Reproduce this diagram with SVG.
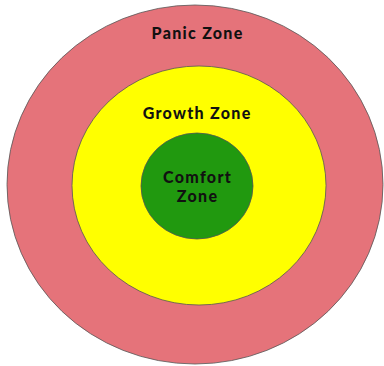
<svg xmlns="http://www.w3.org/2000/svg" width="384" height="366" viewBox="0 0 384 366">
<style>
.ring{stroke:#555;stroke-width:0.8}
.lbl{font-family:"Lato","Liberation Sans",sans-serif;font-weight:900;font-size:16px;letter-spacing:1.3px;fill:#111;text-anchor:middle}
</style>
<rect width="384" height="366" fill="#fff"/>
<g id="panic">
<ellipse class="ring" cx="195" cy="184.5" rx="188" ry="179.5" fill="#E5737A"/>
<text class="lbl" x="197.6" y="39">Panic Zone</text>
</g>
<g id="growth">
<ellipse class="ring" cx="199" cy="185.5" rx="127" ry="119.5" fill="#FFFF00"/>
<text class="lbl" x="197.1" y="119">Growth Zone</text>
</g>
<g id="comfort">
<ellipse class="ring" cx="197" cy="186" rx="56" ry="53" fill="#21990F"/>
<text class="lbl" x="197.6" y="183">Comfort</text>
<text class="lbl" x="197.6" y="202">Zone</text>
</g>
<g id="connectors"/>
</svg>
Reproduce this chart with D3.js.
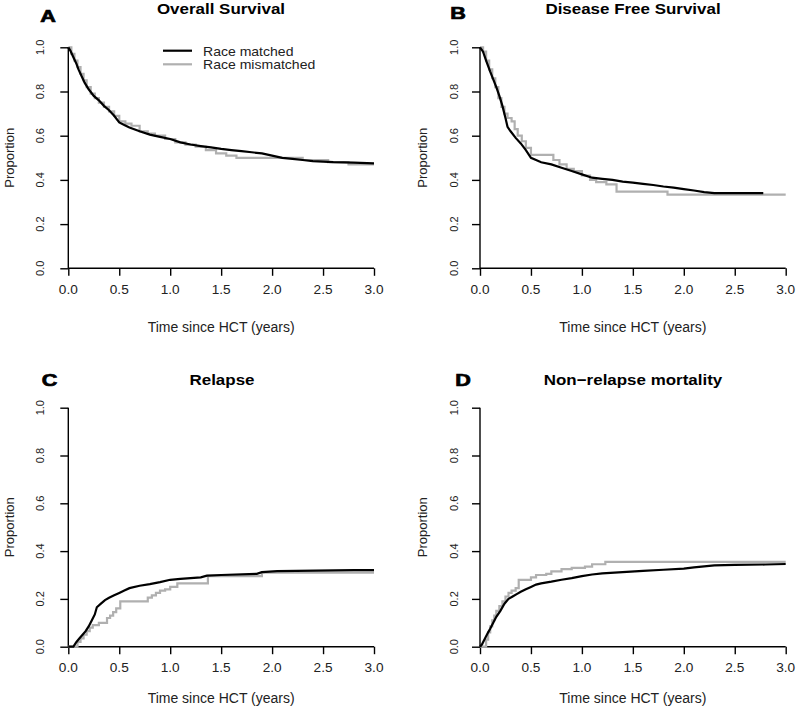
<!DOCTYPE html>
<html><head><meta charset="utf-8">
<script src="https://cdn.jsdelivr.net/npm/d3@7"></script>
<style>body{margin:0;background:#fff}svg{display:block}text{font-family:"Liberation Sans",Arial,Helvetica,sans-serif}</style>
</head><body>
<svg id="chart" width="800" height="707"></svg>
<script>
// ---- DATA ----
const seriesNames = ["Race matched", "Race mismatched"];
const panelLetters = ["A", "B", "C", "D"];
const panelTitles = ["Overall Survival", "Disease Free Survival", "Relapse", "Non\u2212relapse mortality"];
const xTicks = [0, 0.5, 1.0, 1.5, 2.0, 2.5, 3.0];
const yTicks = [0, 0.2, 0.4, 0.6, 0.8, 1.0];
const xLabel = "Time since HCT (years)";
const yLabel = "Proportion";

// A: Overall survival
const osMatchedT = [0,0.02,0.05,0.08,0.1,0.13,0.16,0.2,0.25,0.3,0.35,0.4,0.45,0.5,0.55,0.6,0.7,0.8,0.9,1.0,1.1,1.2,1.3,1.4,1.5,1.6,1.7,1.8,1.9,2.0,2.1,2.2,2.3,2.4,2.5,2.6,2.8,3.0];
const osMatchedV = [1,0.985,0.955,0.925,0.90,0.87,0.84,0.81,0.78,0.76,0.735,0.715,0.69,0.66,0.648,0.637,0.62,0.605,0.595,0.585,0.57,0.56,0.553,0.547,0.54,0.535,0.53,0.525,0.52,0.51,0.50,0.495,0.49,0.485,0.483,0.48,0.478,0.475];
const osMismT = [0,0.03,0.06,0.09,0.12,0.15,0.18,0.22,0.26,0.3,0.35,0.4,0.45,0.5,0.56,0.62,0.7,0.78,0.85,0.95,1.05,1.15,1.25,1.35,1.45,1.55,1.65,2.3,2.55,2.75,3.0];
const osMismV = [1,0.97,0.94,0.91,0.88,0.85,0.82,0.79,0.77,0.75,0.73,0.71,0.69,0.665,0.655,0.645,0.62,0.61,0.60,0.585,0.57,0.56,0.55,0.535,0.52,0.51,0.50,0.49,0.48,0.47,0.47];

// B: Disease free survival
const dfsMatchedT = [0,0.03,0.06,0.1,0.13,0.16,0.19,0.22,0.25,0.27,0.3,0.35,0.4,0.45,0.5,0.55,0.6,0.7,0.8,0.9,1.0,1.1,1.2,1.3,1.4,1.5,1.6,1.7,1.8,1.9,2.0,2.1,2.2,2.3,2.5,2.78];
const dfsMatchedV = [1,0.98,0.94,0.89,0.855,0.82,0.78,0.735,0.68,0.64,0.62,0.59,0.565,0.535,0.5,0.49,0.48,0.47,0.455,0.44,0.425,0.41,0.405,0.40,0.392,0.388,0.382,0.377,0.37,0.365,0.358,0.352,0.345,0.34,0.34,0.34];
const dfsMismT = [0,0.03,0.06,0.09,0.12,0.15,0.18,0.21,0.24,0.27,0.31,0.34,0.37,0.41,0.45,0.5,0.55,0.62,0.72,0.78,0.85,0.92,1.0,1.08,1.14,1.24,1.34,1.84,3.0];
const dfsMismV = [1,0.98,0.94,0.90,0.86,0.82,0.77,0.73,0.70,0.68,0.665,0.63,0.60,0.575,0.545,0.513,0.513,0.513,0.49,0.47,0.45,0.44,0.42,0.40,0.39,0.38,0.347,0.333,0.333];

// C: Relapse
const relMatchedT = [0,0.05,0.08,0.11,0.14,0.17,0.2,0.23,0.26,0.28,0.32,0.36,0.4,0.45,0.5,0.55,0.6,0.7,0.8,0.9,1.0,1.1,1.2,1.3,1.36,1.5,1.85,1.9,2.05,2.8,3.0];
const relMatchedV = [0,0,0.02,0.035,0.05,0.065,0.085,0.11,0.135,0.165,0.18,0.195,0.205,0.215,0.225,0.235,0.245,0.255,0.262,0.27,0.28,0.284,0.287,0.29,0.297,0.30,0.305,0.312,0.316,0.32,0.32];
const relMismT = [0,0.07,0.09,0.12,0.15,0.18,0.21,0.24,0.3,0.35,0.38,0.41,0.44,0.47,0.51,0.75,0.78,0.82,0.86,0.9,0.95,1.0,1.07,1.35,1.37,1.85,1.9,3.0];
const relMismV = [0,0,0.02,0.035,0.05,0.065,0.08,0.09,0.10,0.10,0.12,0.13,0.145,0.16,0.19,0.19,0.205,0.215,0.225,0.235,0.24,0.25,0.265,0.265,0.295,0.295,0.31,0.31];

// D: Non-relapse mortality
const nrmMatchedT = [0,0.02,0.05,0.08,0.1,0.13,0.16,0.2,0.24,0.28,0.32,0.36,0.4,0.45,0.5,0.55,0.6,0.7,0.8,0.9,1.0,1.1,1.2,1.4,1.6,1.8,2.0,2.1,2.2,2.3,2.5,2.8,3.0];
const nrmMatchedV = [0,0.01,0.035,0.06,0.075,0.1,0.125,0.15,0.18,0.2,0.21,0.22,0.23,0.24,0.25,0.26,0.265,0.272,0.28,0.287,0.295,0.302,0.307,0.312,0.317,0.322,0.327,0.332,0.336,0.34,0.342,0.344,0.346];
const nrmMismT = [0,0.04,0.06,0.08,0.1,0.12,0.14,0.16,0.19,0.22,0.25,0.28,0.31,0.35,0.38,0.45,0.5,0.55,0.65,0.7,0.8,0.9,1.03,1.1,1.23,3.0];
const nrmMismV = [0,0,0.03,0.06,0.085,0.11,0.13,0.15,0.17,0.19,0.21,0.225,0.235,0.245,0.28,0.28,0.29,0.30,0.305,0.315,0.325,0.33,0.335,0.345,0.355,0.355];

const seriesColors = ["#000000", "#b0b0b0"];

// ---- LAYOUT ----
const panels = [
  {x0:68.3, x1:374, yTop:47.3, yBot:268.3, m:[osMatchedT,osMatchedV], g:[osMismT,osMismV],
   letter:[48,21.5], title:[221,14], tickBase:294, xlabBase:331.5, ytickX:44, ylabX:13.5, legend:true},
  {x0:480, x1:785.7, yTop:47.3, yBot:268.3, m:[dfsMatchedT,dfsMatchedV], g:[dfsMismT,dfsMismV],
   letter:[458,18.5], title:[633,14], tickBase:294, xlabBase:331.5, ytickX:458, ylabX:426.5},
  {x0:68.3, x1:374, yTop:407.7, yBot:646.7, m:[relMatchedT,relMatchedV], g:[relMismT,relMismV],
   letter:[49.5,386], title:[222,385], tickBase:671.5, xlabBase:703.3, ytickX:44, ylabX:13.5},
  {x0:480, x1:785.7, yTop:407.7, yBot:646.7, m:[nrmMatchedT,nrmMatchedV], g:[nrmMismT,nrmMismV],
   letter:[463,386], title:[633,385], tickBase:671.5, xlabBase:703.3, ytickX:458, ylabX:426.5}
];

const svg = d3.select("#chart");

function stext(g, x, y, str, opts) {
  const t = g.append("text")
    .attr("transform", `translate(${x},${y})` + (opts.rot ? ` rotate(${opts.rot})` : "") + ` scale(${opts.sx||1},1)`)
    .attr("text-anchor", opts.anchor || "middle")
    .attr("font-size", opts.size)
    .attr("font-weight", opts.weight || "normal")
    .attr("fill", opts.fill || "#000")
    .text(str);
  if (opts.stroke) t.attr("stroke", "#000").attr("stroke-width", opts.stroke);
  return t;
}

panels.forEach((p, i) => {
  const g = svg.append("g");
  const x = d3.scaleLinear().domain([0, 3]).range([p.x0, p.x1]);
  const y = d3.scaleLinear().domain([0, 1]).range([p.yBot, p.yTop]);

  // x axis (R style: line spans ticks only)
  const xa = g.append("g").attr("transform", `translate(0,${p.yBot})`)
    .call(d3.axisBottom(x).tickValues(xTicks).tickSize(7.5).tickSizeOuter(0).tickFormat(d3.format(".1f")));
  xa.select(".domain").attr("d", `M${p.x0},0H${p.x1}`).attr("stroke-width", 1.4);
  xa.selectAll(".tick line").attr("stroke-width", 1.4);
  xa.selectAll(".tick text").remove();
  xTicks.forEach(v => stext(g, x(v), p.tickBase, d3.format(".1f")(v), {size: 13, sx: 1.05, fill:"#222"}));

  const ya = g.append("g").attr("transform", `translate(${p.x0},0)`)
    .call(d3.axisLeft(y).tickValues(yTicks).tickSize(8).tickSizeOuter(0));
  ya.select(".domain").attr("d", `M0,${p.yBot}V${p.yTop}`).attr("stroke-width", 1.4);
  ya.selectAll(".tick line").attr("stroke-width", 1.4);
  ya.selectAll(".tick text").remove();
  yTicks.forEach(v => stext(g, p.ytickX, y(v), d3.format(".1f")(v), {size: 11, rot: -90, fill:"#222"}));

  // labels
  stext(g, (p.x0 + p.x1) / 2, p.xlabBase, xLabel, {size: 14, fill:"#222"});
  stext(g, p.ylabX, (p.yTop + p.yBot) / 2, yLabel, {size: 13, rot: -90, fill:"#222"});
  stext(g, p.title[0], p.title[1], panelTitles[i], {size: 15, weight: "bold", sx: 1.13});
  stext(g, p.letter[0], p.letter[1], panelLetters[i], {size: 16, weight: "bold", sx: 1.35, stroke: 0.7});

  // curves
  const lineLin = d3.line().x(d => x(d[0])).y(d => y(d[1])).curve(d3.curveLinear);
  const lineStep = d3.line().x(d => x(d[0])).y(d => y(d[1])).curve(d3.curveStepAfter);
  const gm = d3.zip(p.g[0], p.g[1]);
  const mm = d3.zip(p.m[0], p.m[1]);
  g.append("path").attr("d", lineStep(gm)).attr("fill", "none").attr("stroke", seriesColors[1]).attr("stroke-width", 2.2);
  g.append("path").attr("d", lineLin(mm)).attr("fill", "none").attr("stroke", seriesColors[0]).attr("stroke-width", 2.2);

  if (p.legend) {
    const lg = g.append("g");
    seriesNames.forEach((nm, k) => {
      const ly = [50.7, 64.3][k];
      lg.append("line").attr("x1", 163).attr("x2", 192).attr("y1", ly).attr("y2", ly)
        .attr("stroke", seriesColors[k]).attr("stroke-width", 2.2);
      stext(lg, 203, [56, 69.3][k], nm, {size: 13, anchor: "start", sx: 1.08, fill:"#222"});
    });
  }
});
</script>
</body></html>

Exercise brief.
Collect the lines that hold "this".

Written solution.
Reproduce this diagram with SVG.
Reproduce this chart with D3.js.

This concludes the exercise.